Tables show 'small is beautiful' in teacher training

July 19, 2002

Universities continue to provide the best teacher training in England, according to the latest league tables.

But there is evidence that big providers are losing ground to smaller specialist institutions, particularly in converting trainees into qualified teachers.

The tables also show that some subject areas can recruit only graduates with poorer degrees. Those with firsts and upper seconds continue to shun teaching for more lucrative careers elsewhere.

Oxford University, which the league tables ranked number one overall and best for preparing students to teach in secondary schools, is a model of an emerging "smaller is beautiful" factor.

Despite leading the field for the past five years, Oxford has continued to limit its intake, helping to maintain high quality and a healthy proportion of trainees finding jobs in teaching.

Staffordshire University, which has the smallest intake for a university and specialises in training students to teach business studies and economics, is ranked second in the overall and secondary league tables.

Meanwhile, a merger of teacher training between Homerton College, Cambridge, and Cambridge University, appears to have caused Homerton to drop in the overall rankings from second to 20th place, and Cambridge to fall from 11th to 29th place.

The tables are based on Teacher Training Agency data on the entry qualifications of teacher training students, the quality of provision and the proportion of trainees entering teaching.

Alan Smithers, director of the Centre for Education and Employment Research at Liverpool University, who analysed the data and compiled the tables with colleague Pamela Robinson, said it appeared there could be an "optimal size" for teacher training providers.

He said: "The overall balance of provision needs to be looked at. The small-scale schemes that are highly specialised can do very wellI (they) can also be subject to a greater level of variability. It would appear there may be an optimal size that providers should seek to maintain, which is what Oxford has done."

The University of East Anglia holds third place in the overall table, followed by the University of Warwick. Two school-based schemes, Bromley Schools' Collegiate and Outstanding Primary Schools SCITT, come fifth and sixth.

The top three primary teacher training providers are UEA, Warwick and Homerton, while Oxford, Staffordshire and Warwick top the secondary table.
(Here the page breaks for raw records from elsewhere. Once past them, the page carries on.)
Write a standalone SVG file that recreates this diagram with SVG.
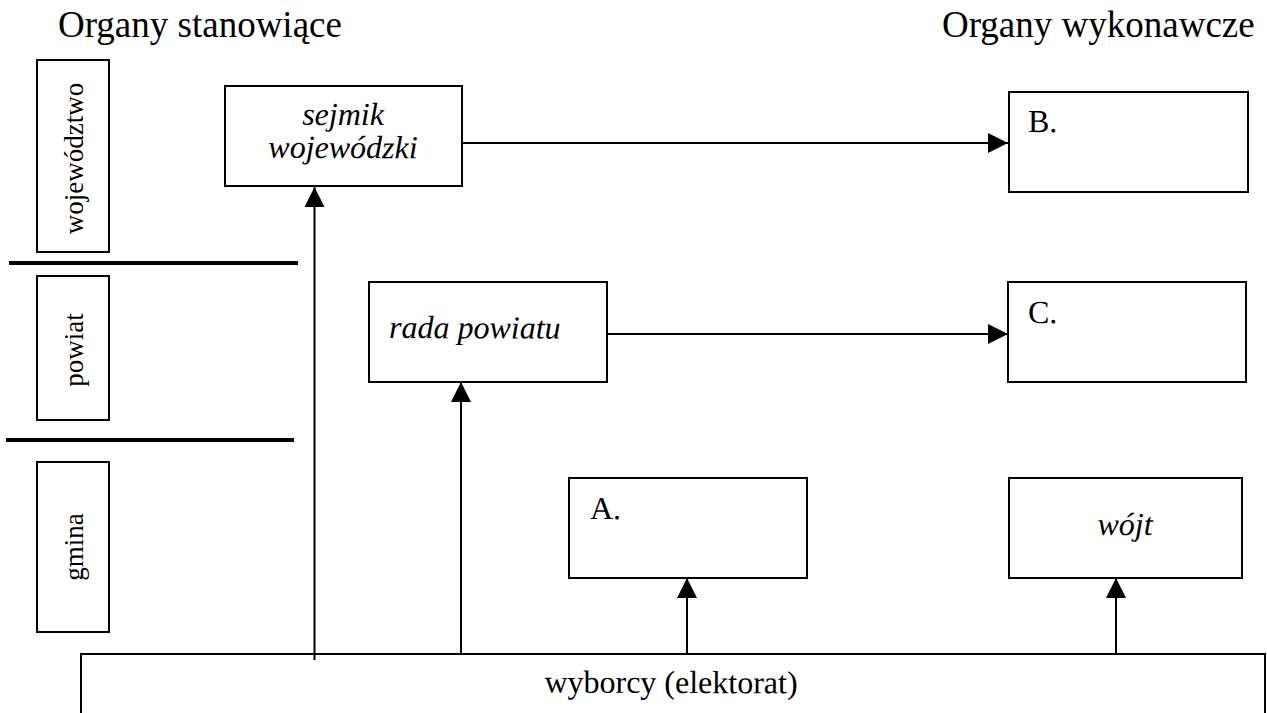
<svg xmlns="http://www.w3.org/2000/svg" width="1267" height="713" viewBox="0 0 1267 713">
<style>
.box{fill:#fff;stroke:#000;stroke-width:2}
.sep{stroke:#000;stroke-width:4}
.con{stroke:#000;stroke-width:2;fill:none}
text{font-family:"Liberation Serif","Times New Roman","DejaVu Serif",serif;fill:#000}
.hd{font-size:37px}
.vl{font-size:27px}
.lbl{font-size:32px}
.it{font-style:italic}
</style>
<defs>
<marker id="ah" markerUnits="userSpaceOnUse" markerWidth="20" markerHeight="20" refX="20" refY="10" orient="auto">
<path d="M0,0 L20,10 L0,20 z" fill="#000"/>
</marker>
</defs>
<rect width="1267" height="713" fill="#fff"/>
<g id="headings">
<text class="hd" x="58" y="37">Organy stanowiące</text>
<text class="hd" x="942" y="37">Organy wykonawcze</text>
</g>
<g id="levels">
<g id="level-wojewodztwo">
<rect class="box" x="37" y="60" width="72" height="192"/>
<text class="vl" x="83" y="158.5" text-anchor="middle" transform="rotate(-90 83 158.5)">województwo</text>
</g>
<g id="level-powiat">
<rect class="box" x="37" y="276" width="72" height="144"/>
<text class="vl" x="83" y="350" text-anchor="middle" transform="rotate(-90 83 350)">powiat</text>
</g>
<g id="level-gmina">
<rect class="box" x="37" y="462" width="72" height="170"/>
<text class="vl" x="83" y="547" text-anchor="middle" transform="rotate(-90 83 547)">gmina</text>
</g>
<line class="sep" x1="9" y1="263" x2="298" y2="263"/>
<line class="sep" x1="6" y1="440" x2="294" y2="440"/>
</g>
<g id="connectors">
<line class="con" x1="314.5" y1="660" x2="314.5" y2="187" marker-end="url(#ah)"/>
<line class="con" x1="461" y1="654" x2="461" y2="382" marker-end="url(#ah)"/>
<line class="con" x1="687" y1="654" x2="687" y2="578" marker-end="url(#ah)"/>
<line class="con" x1="1116" y1="654" x2="1116" y2="578" marker-end="url(#ah)"/>
<line class="con" x1="463" y1="143" x2="1008" y2="143" marker-end="url(#ah)"/>
<line class="con" x1="608" y1="334" x2="1008" y2="334" marker-end="url(#ah)"/>
</g>
<g id="node-sejmik">
<rect class="box" x="225" y="86" width="237" height="100"/>
<text class="lbl it" x="343" y="125" text-anchor="middle" transform="rotate(0.2 343 125)">sejmik</text>
<text class="lbl it" x="343" y="158" text-anchor="middle" transform="rotate(0.2 343 158)">wojewódzki</text>
</g>
<g id="node-B">
<rect class="box" x="1009" y="92" width="239" height="100"/>
<text class="lbl" x="1028" y="132" transform="rotate(0.2 1028 132)">B.</text>
</g>
<g id="node-rada">
<rect class="box" x="369" y="282" width="238" height="100"/>
<text class="lbl it" x="389" y="338" transform="rotate(0.2 389 338)">rada powiatu</text>
</g>
<g id="node-C">
<rect class="box" x="1008" y="282" width="238" height="100"/>
<text class="lbl" x="1028" y="323" transform="rotate(0.2 1028 323)">C.</text>
</g>
<g id="node-A">
<rect class="box" x="569" y="478" width="238" height="100"/>
<text class="lbl" x="590" y="519" transform="rotate(0.2 590 519)">A.</text>
</g>
<g id="node-wojt">
<rect class="box" x="1009" y="478" width="233" height="100"/>
<text class="lbl it" x="1125" y="535" text-anchor="middle" transform="rotate(0.2 1125 535)">wójt</text>
</g>
<g id="node-wyborcy">
<path class="con" d="M81,720 V654 H1265 V720"/>
<text class="lbl" x="671" y="693" text-anchor="middle" transform="rotate(0.2 671 693)">wyborcy (elektorat)</text>
</g>
</svg>
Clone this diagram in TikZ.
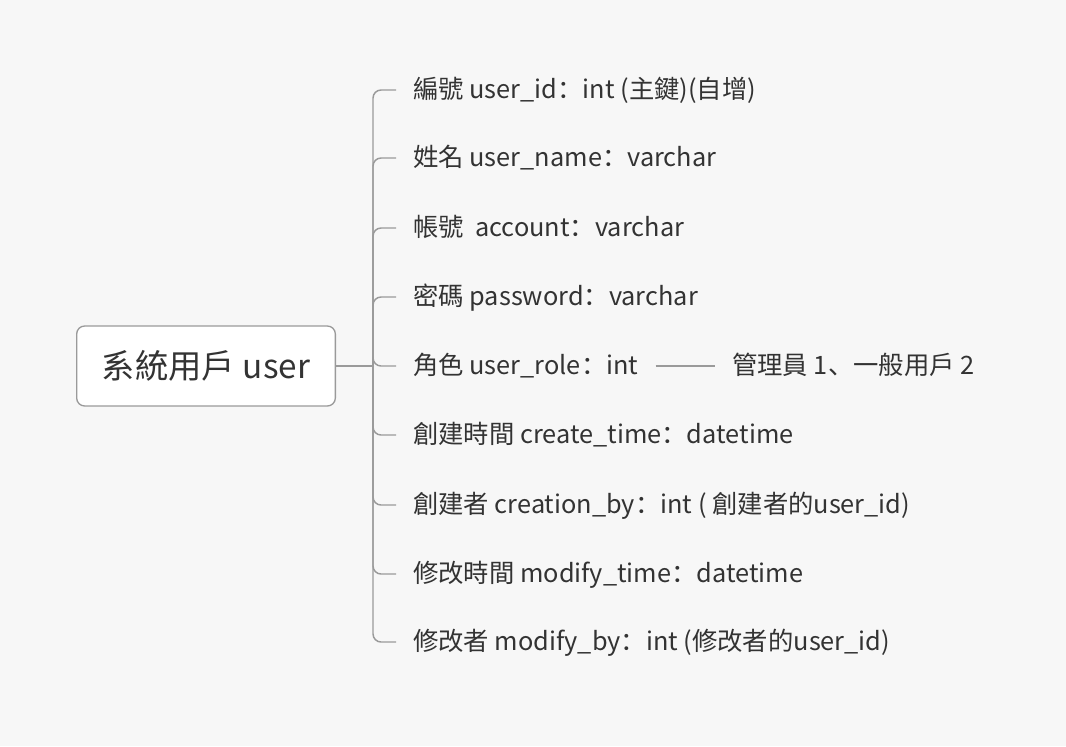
\documentclass[tikz,border=0pt]{standalone}
\usepackage{fontspec}
\setmainfont{Open Sans}
\newfontfamily\cjk{Noto Sans CJK TC}
\newfontfamily\cjkpunct{Noto Sans CJK SC}
\usetikzlibrary{positioning}
\definecolor{linegray}{HTML}{9A9A9A}
\definecolor{textgray}{HTML}{333333}
\definecolor{paper}{HTML}{F7F7F7}
\newcommand{\colonfw}{{\cjkpunct ：}}

\begin{document}
\begin{tikzpicture}[
  x=0.75pt, y=-0.75pt,
  root/.style={draw=linegray, fill=white, rounded corners=6pt, line width=1pt, minimum width=194pt, minimum height=60pt, font=\fontsize{25}{30}\selectfont, text=textgray},
  field/.style={anchor=west, inner xsep=12.75pt, inner ysep=0pt, text height=16pt, text depth=4pt, font=\fontsize{19}{23}\selectfont, text=textgray},
  branch/.style={draw=linegray, line width=1.1pt, rounded corners=6pt}
]
  \fill[paper] (0,0) rectangle (1066,746);
  \useasboundingbox (0,0) rectangle (1066,746);

  \node[root] (user) at (206,366) {\cjk{系統用戶} user};
  \coordinate (fork) at (373,366);

  \node[field] (uid) at (396,90) {\cjk{編號} user\_id\colonfw int (\cjk{主鍵})(\cjk{自增})};
  \node[field] (uname) at (396,158) {\cjk{姓名} user\_name\colonfw varchar};
  \node[field] (account) at (396,228) {\cjk{帳號}\ \ account\colonfw varchar};
  \node[field] (password) at (396,297) {\cjk{密碼} password\colonfw varchar};
  \node[field] (role) at (396,366) {\cjk{角色} user\_role\colonfw int};
  \node[field] (roledesc) at (715,366) {\cjk{管理員} 1{\cjkpunct 、}\cjk{一般用戶} 2};
  \node[field] (ctime) at (396,435) {\cjk{創建時間} create\_time\colonfw datetime};
  \node[field] (cby) at (396,505) {\cjk{創建者} creation\_by\colonfw int ( \cjk{創建者的}user\_id)};
  \node[field] (mtime) at (396,574) {\cjk{修改時間} modify\_time\colonfw datetime};
  \node[field] (mby) at (396,642) {\cjk{修改者} modify\_by\colonfw int (\cjk{修改者的}user\_id)};

  \draw[branch] (user.east) -- (fork);
  \foreach \f in {uid,uname,account,password,role,ctime,cby,mtime,mby}
    \draw[branch] (fork) |- (\f.west);
  \draw[branch] (role.east) -- (roledesc.west);
\end{tikzpicture}
\end{document}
Oxford Brookes University, Goldsmiths College, the University of Derby and the University of North London appear among the bottom ten providers overall.

Data on qualifications held by entrants to teacher training show the difficulty of recruiting good candidates for some specialist subject areas. Among postgraduate entrants in maths and modern foreign languages, barely a third held a 2.1 class degree or better, compared with over 50 per cent of all graduates in these subjects.

Better qualified postgraduate trainees could be found in drama, where 64 per cent of entrants held a 2.1 or better compared with 59 per cent of all graduates; physical education, with 50 per cent good degrees against 34 per cent of graduates; and social sciences, with 61 per cent good degrees against 53 per cent.